ABSTRACT

The Resource Management Act 1991 (RMA) became operative on 1 October 1991 and was expected to change every aspect of planning in New Zealand. Such wholesale change was revolutionary, as by 1991 there were fewer practising planners who could remember the change from the 1953 Town and Country Planning Act to the 1977 version. The few who could remember would confirm that this was more of an evolutionary than a revolutionary change, which aimed to build on existing processes and approaches while updating and improving them on the basis of experience of planning under the 1953 act. Given the enormity of the change embodied in the new legislation, there was surprisingly little preparation or education of those who would use it. Most professional groups, including the New Zealand Planning Institute (NZPI), provided general one-day introductory courses but little was done to prepare the public and the development community. Essentially the prolonged process of formulating the act had consumed the resources that the government were willing to devote to the new legislation.
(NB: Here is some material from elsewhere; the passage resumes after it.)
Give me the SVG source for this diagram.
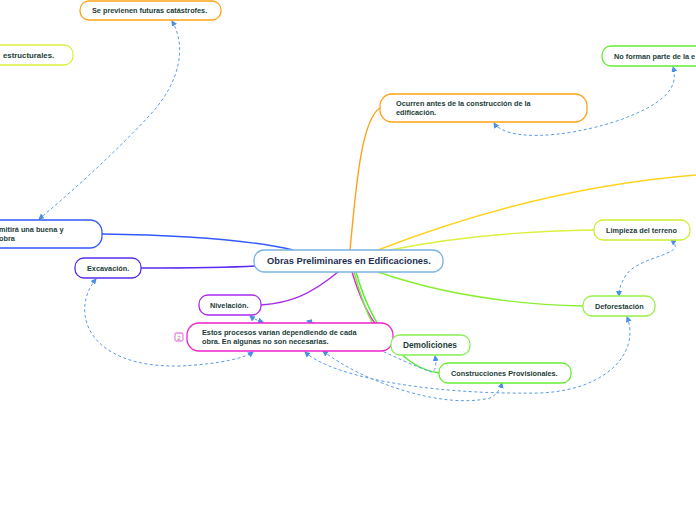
<svg xmlns="http://www.w3.org/2000/svg" width="696" height="520" viewBox="0 0 696 520">
<style>
.n rect{fill:#fff;stroke-width:1.3}
.t{font-family:"Liberation Sans",Arial,sans-serif;font-weight:bold;font-size:7.3px;fill:#1b3d38}
.c{fill:none;stroke-width:1.4}
.d{fill:none;stroke:#5b9be8;stroke-width:1;stroke-dasharray:3 2.5;marker-start:url(#ah);marker-end:url(#ah)}
</style>
<defs>
<marker id="ah" viewBox="0 0 6 6" refX="5" refY="3" markerWidth="6" markerHeight="6" markerUnits="userSpaceOnUse" orient="auto-start-reverse">
<path d="M0,0 L6,3 L0,6 z" fill="#4a8fe6"/>
</marker>
</defs>
<rect width="696" height="520" fill="#fff"/>
<g id="connectors">
<path class="c" stroke="#ffa21a" d="M350,250 C355,200 360,120 380,108"/>
<path class="c" stroke="#ffd21a" d="M378,250 C450,222 560,186 696,175"/>
<path class="c" stroke="#ddf040" d="M390,250 C450,238 520,231 594,230"/>
<path class="c" stroke="#8aee33" d="M378,272 C430,290 500,304 583,306"/>
<path class="c" stroke="#3358ff" d="M293,250 C250,240 180,235 102,234"/>
<path class="c" stroke="#5a2bf0" d="M256,266 C220,268 180,268 141,268"/>
<path class="c" stroke="#aa2aee" d="M338,272 C310,295 290,303 261,305"/>
<path class="c" stroke="#ee22cc" d="M352,272 C362,305 375,332 393,338"/>
<path class="c" stroke="#77ee44" d="M354,272 C365,312 378,340 391,345"/>
<path class="c" stroke="#55ee33" d="M356,272 C370,322 400,368 439,373"/>
<path class="d" d="M172,21 C186,45 182,80 150,115 C110,158 62,200 39,219"/>
<path class="d" d="M494,123 C505,140 560,140 620,120 C660,105 680,90 673,67"/>
<path class="d" d="M671,240 C690,255 640,255 626,275 C620,285 619,290 619,296"/>
<path class="d" d="M96,279 C70,310 85,368 180,366 C220,364 245,358 253,352"/>
<path class="d" d="M250,316 C255,320 260,321 263,322"/>
<path class="d" d="M307,321 C340,328 400,362 432,372 C437,370 436,362 435,356"/>
<path class="d" d="M305,352 C330,375 420,395 540,393 C610,390 640,350 627,317"/>
<path class="d" d="M323,351 C360,380 440,410 490,398 C496,395 500,390 502,383"/>
</g>
<g id="center" class="n">
<rect x="254" y="250" width="189" height="22" rx="10" stroke="#7ab4e4"/>
<text class="t" x="267" y="264" style="font-size:9.3px;fill:#1e2f52">Obras Preliminares en Edificaciones.</text>
</g>
<g id="n-previenen" class="n">
<rect x="80" y="1" width="141" height="19" rx="9" stroke="#ffa21a"/>
<text class="t" x="92" y="13">Se previenen futuras catástrofes.</text>
</g>
<g id="n-estructurales" class="n">
<rect x="-20" y="45" width="93" height="20" rx="9" stroke="#ddf040"/>
<text class="t" x="3" y="58" style="font-size:7.8px">estructurales.</text>
</g>
<g id="n-noforman" class="n">
<rect x="602" y="46" width="110" height="20" rx="9" stroke="#66ee33"/>
<text class="t" x="614" y="59">No forman parte de la e</text>
</g>
<g id="n-ocurren" class="n">
<rect x="380" y="94" width="207" height="28" rx="12" stroke="#ffa21a"/>
<text class="t" x="396" y="106">Ocurren antes de la construcción de la</text>
<text class="t" x="396" y="115">edificación.</text>
</g>
<g id="n-permitira" class="n">
<rect x="-20" y="220" width="122" height="28" rx="12" stroke="#3358ff"/>
<text class="t" x="-1" y="232">mitirá una buena y</text>
<text class="t" x="-1" y="241">obra</text>
</g>
<g id="n-excavacion" class="n">
<rect x="75" y="258" width="66" height="20" rx="9" stroke="#5a2bf0"/>
<text class="t" x="87" y="271">Excavación.</text>
</g>
<g id="n-nivelacion" class="n">
<rect x="199" y="295" width="62" height="20" rx="9" stroke="#aa2aee"/>
<text class="t" x="210" y="308">Nivelación.</text>
</g>
<g id="n-estos" class="n">
<rect x="187" y="323" width="206" height="28" rx="12" stroke="#ee22cc"/>
<text class="t" x="202" y="335">Estos procesos varían dependiendo de cada</text>
<text class="t" x="202" y="344">obra. En algunas no son necesarias.</text>
<rect x="175" y="333" width="8" height="8" rx="1.5" stroke="#ee88dd" stroke-width="0.8"/>
<text x="179" y="339.5" text-anchor="middle" style="font-family:'Liberation Sans',Arial,sans-serif;font-size:6px;fill:#888">2</text>
</g>
<g id="n-demoliciones" class="n">
<rect x="391" y="335" width="79" height="20" rx="9" stroke="#88ee55"/>
<text class="t" x="403" y="348" style="font-size:8.3px">Demoliciones</text>
</g>
<g id="n-construcciones" class="n">
<rect x="439" y="363" width="132" height="20" rx="9" stroke="#66ee33"/>
<text class="t" x="451" y="376">Construcciones Provisionales.</text>
</g>
<g id="n-limpieza" class="n">
<rect x="594" y="220" width="96" height="20" rx="9" stroke="#ccee33"/>
<text class="t" x="606" y="233">Limpieza del terreno</text>
</g>
<g id="n-deforestacion" class="n">
<rect x="583" y="296" width="72" height="20" rx="9" stroke="#99ee44"/>
<text class="t" x="595" y="309">Deforestación</text>
</g>
</svg>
In retrospect it was a sign of things to come and the information gaps that would be created among the public and the professionals. Larger local authorities, such as the Palmerston North City Council and the Wellington City Council, had spent many weeks trying to prepare careful guidance notes to make the transition as smooth as possible. In reality, however, planners had little idea quite what advice to give – what was a suitable assessment of environmental effects for a minor intrusion into a side yard, for instance, and equally what was required for larger developments that might also involve water issues, the preserve of the regional councils?